Mortgage Daily

Published On: June 16, 2011

Following a similar move by the second-biggest originator of government-insured reverse mortgages, No. 1 is throwing in the towel — a move that will impact a thousand employees. A total of three players have now said they are done in the sector, and those three firms accounted for nearly half of all federal reverse mortgages that were originated over the past year.

Wells Fargo Home Mortgage disclosed in March that it was getting out of the wholesale reverse mortgage business. A statement indicated that the decision was made following a “detailed review and evaluation of volume and goals for 2011.”

But the move wasn’t supposed to impact retail reverse mortgage originations, which were to continue through the direct-to-consumer channel.

Apparently, the Des Moines, Iowa-based lender had a change of heart.

A news release Thursday indicated that Wells would stop originating home-equity conversion mortgages.

Around 1,000 employees will be impacted by the decision. Wells said that they will be offered an opportunity to apply for other jobs within the conglomerate.

HECMs are insured by the Federal Housing Administration. Wells said that HECMs accounted for 1.2 percent of its total 2010 originations. Given the $387 billion that Wells reported in overall production last year, HECM volume amounted to around $4.6 billion.

“The decision was made based on today’s unpredictable home values along with the restrictions associated with reverse mortgages that make it difficult to determine seniors’ abilities to meet the obligations of homeownership and their reverse mortgage, e.g., payment of property taxes and homeowners’ insurance,” Wells explained in the statement. “The government’s HECM or reverse mortgage program was designed in a different economic time.”
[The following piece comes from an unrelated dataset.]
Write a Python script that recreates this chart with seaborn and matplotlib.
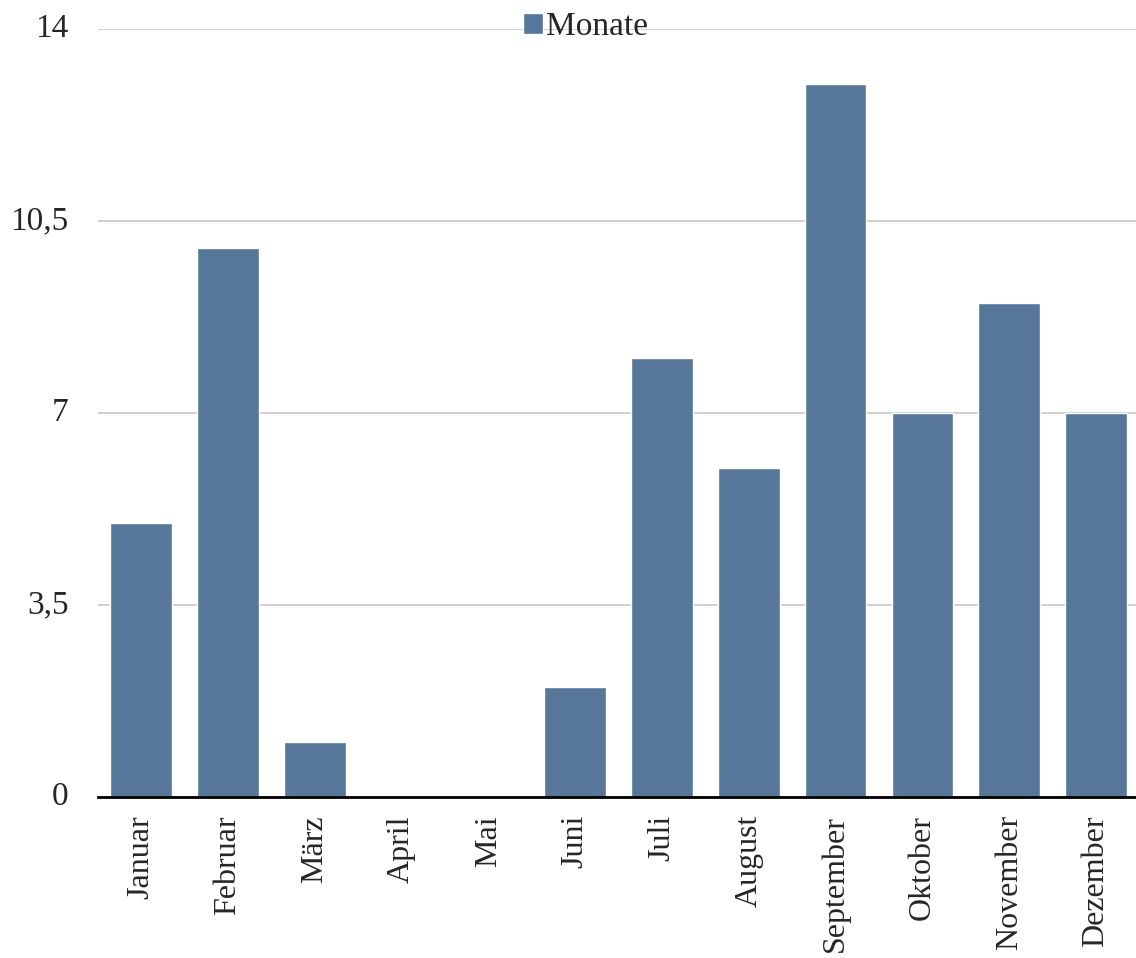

During the 12 months ended April 30, Wells Fargo Bank, N.A., originated 19,257 HECMs, according to data from Reverse Market Insight. The next biggest player — Bank of America, N.A., closed 12,801 during the same period.

In February, Bank of America Home Loans said it would exit the reverse mortgage business entirely, while OneWest Bank subsidiary Financial Freedom disclosed plans a month later to end reverse mortgage originations.

BofA, Financial Freedom and Wells account for 46 percent of the total HECM market, and their exit will have a substantial impact on the diminishing sector.

In today’s statement, Wells said it would continue to service reverse mortgages and continue to offer home-equity options for senior citizens.